We’ve spent a lot of time recently talking about Acemoglu and Robinson’s work—in particular, about autocrats. Now, we’ll try to turn our new understanding to constructive ends. The first scheme is for an international organization to facilitate abdication by organizing and enforcing retirement payments for dictators. The second scheme is for the ICC to offer abdication ‘credits’ that reduce the severity of criminal punishment for autocrats in the event of voluntary abdication.
We’ve been talking about autocrats lately. It’d be good if we could put our new understanding to use. In that spirit, here are a couple of constructive schemes.
(Acemoglu, Johnson, and Robinson 2005) describe the difficulties an autocracy faces in the voluntary relinquishment of power:
A similar problem plagues the reverse solution, whereby the dictator agrees to a voluntary transition to democracy in return for some transfers in the future to compensate him for the lost income and privileges. Those who will benefit from a transition to democracy would be willing to make such promises, but once the dictator relinquishes his political power, there is no guarantee that citizens would agree to tax themselves in order to make payments to this former dictator. Promises of compensation to a former dictator are typically not credible.
If, as proposed in the previous post, autocrats would prefer a guarantee of somewhat reduced income to a chance of somewhat greater income, this transition would be a Pareto improvement. The autocrat gets stability and in exchange the people suffer less expropriation/taxation. So indeed, the only problem is one of commitment.
We can solve this problem by moving ‘up a level’. The citizens of any particular country can’t credibly commit to honoring such an agreement. But if we turn the one-shot game into an repeated game by asking an international organization (e.g. the UN) to facilitate and enforce all such agreements, we create a new equilibrium. The UN (or another international org) would have an incentive to honor these agreements because their credibility when it comes to future such agreements relies on their past behavior.

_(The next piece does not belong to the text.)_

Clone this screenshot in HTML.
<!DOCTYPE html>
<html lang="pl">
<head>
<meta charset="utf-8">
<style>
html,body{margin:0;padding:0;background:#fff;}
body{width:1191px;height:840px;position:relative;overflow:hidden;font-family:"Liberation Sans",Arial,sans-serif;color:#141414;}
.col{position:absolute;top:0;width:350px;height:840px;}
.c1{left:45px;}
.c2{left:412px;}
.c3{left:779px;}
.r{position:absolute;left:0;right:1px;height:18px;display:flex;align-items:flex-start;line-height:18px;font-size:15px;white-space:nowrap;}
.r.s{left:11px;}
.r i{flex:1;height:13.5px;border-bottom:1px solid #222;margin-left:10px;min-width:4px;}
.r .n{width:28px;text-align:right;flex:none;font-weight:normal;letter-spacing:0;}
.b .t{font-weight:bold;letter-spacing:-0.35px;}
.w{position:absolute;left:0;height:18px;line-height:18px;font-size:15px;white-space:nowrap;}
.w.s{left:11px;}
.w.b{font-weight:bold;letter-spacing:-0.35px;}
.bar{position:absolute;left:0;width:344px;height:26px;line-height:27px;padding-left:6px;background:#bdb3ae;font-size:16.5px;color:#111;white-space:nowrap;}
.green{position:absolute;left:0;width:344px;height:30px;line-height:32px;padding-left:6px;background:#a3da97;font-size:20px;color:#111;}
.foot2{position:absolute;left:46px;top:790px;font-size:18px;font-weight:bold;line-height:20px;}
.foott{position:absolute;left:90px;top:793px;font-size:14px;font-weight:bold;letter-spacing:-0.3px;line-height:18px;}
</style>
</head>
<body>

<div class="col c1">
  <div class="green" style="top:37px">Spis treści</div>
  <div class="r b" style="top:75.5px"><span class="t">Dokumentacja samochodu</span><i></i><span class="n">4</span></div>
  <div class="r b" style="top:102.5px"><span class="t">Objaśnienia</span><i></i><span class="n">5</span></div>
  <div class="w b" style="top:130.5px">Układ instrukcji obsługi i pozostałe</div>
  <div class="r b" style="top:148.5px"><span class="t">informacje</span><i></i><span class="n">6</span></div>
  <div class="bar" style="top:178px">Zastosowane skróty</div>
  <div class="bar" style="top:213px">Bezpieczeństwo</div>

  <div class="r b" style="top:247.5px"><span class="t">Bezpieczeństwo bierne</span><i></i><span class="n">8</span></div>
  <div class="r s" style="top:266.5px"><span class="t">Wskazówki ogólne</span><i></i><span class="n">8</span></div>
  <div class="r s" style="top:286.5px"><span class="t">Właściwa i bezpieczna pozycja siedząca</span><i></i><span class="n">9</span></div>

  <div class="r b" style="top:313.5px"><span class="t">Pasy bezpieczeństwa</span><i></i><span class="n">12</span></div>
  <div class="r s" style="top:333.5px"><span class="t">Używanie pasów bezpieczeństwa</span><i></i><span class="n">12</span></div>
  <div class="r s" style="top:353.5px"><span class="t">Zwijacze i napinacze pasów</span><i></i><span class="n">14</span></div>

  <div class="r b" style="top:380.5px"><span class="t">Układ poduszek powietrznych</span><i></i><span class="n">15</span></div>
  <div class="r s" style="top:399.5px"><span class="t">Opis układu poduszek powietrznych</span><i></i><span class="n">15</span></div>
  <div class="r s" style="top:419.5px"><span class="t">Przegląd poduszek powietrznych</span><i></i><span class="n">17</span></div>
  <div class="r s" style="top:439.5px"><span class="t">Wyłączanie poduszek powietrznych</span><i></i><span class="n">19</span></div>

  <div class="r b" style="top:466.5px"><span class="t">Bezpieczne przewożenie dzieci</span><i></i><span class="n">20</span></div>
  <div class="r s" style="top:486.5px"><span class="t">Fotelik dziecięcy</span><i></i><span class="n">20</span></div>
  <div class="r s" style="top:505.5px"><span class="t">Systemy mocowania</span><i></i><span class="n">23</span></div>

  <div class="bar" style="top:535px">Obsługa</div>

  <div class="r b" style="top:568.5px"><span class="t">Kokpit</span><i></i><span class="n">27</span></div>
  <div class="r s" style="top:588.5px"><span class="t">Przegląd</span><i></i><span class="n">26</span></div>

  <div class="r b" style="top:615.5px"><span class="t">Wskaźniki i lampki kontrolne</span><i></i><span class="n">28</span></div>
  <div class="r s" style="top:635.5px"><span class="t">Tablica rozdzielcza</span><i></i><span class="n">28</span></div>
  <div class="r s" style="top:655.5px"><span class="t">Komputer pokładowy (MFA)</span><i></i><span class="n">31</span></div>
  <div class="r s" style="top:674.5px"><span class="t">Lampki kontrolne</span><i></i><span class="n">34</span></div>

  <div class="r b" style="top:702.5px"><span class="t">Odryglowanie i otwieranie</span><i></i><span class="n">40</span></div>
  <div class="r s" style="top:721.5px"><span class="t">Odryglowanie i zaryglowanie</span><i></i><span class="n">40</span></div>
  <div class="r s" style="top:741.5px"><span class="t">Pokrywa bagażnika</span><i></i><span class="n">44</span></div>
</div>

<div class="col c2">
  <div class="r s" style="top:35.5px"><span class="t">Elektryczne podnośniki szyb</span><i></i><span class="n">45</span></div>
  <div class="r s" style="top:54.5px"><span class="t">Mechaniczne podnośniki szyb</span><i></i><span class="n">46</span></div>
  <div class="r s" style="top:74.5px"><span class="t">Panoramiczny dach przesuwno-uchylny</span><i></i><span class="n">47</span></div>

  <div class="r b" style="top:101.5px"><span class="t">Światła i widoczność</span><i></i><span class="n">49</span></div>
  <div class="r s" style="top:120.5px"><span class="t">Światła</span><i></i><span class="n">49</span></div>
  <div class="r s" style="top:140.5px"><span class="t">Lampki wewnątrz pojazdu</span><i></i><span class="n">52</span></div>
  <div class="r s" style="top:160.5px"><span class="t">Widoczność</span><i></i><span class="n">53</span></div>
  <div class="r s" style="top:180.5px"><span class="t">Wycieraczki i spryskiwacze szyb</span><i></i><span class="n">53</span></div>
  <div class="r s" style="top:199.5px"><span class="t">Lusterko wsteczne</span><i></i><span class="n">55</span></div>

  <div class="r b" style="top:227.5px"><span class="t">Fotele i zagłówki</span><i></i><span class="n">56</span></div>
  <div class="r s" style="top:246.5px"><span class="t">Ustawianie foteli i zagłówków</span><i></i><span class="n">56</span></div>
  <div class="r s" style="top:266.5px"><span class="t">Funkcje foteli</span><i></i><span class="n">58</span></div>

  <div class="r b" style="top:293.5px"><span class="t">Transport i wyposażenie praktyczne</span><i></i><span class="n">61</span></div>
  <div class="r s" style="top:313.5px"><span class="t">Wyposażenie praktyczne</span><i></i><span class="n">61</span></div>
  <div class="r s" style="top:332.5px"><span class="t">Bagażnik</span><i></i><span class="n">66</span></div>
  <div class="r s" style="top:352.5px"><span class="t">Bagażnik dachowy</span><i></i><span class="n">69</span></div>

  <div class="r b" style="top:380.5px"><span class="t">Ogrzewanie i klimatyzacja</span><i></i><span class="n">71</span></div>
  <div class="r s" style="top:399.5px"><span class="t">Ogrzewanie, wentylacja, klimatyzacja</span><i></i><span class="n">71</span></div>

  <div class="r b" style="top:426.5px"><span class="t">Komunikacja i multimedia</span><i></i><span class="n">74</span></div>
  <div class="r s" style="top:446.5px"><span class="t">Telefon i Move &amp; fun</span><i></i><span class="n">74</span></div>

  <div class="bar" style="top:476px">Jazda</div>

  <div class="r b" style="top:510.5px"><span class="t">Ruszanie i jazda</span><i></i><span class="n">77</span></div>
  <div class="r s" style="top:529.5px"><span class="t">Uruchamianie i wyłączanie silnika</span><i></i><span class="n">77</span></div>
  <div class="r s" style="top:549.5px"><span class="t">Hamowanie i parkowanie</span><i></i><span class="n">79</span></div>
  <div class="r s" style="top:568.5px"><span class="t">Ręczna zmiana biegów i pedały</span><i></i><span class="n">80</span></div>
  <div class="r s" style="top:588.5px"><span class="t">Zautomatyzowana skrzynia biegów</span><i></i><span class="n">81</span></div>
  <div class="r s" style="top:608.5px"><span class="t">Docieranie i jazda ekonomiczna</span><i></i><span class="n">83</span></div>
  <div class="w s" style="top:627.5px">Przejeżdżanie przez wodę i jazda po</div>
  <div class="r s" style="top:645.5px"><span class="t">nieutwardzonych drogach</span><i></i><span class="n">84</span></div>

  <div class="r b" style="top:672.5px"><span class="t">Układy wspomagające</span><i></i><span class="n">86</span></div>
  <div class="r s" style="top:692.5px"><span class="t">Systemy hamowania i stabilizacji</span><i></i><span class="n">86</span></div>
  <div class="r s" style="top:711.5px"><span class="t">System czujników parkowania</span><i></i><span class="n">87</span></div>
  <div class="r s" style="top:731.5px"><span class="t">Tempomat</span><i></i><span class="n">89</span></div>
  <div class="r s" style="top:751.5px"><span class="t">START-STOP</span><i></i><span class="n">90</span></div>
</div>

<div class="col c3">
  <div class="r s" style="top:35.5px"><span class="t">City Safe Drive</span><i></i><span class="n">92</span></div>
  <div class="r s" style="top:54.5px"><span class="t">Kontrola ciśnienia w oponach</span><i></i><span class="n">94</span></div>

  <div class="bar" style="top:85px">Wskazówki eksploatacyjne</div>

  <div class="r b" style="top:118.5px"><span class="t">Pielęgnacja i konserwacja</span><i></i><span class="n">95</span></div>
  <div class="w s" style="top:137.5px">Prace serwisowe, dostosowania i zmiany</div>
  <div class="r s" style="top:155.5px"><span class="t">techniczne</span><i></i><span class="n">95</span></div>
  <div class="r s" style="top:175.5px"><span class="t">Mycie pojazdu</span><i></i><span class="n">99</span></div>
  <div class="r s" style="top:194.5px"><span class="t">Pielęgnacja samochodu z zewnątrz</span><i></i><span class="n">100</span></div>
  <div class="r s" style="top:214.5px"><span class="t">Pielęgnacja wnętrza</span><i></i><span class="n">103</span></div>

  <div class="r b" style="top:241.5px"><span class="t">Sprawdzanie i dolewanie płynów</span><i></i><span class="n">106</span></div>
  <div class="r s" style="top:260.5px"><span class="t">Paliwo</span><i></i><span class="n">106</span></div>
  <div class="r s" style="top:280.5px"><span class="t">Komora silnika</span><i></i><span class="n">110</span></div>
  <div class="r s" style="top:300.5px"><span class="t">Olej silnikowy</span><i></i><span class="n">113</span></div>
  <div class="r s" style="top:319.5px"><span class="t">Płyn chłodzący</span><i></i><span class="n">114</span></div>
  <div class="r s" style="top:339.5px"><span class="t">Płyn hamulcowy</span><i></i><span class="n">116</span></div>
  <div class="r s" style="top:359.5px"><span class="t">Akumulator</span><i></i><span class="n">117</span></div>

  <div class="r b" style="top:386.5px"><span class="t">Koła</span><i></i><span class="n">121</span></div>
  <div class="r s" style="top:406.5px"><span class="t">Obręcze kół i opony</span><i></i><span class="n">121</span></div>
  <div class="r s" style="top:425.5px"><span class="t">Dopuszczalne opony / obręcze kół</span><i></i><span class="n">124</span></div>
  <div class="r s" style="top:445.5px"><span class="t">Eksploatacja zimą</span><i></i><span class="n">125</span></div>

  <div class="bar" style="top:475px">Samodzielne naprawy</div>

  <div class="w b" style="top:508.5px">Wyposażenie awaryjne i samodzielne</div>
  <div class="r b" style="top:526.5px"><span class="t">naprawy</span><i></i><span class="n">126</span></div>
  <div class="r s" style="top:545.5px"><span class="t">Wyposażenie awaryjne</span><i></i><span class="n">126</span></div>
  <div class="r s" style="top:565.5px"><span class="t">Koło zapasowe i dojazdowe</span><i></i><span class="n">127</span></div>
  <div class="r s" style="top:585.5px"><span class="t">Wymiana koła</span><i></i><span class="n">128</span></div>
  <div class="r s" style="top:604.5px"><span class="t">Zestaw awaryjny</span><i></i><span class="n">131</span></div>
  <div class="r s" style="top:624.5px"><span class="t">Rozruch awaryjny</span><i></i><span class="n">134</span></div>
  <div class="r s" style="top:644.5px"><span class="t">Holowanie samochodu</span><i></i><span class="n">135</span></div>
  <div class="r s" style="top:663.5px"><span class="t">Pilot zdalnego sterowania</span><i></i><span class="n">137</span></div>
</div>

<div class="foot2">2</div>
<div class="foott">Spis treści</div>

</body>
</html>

To be slightly more concrete: The UN creates a new program, Retirement Early Autocrat Program (it got mangled in the translation from French). Every year, REAP diplomats go around to autocracies and convene autocrats and a sortition of citizens. At the conventions, they attempt to negotiate a deal—the autocrat peacefully retires in exchange for an income of $X in perpetuity. If the deal doesn’t go through, the REAPers leave and try again next year. If the deal is struck, REAPers take care of logistics (the autocrat should probably go into comfortable exile) and ensure the agreed upon payment is collected and delivered. If either party tries to renege on the agreement, the REAPers say, “No!”, and bring some enforcement mechanism to bear. They know that if they don’t, their whole program loses credibility and purpose.
Their are obvious political problems here. If a country refuses to honor their agreement, REAP is put in the position of sanctioning, occupying or otherwise penalizing a country with the intent of restoring a dictator to riches. This is politically unpalatable to say the least and so credible enforcement of this side of the bargain is difficult.
Workarounds include requiring prepayment (i.e. the country purchases an annuity for their dictator, presumably backed by REAP) and third parties subsidizing or entirely financing the agreement. It seems plausible that such agreements would often be less than the cost of military intervention which third parties are sometimes willing to undertake.
For example, direct war appropriations (a dramatic underestimate of the full cost) for the Iraq War total $819 billion to date (Crawford 2017). If Sadam Hussein had been expected to live to the ripe age of 96, this $819 billion would have purchased an annuity paying around $56 billion a year. In 2003, the total GDP of Iraq was around $30 billion (CIA 2004).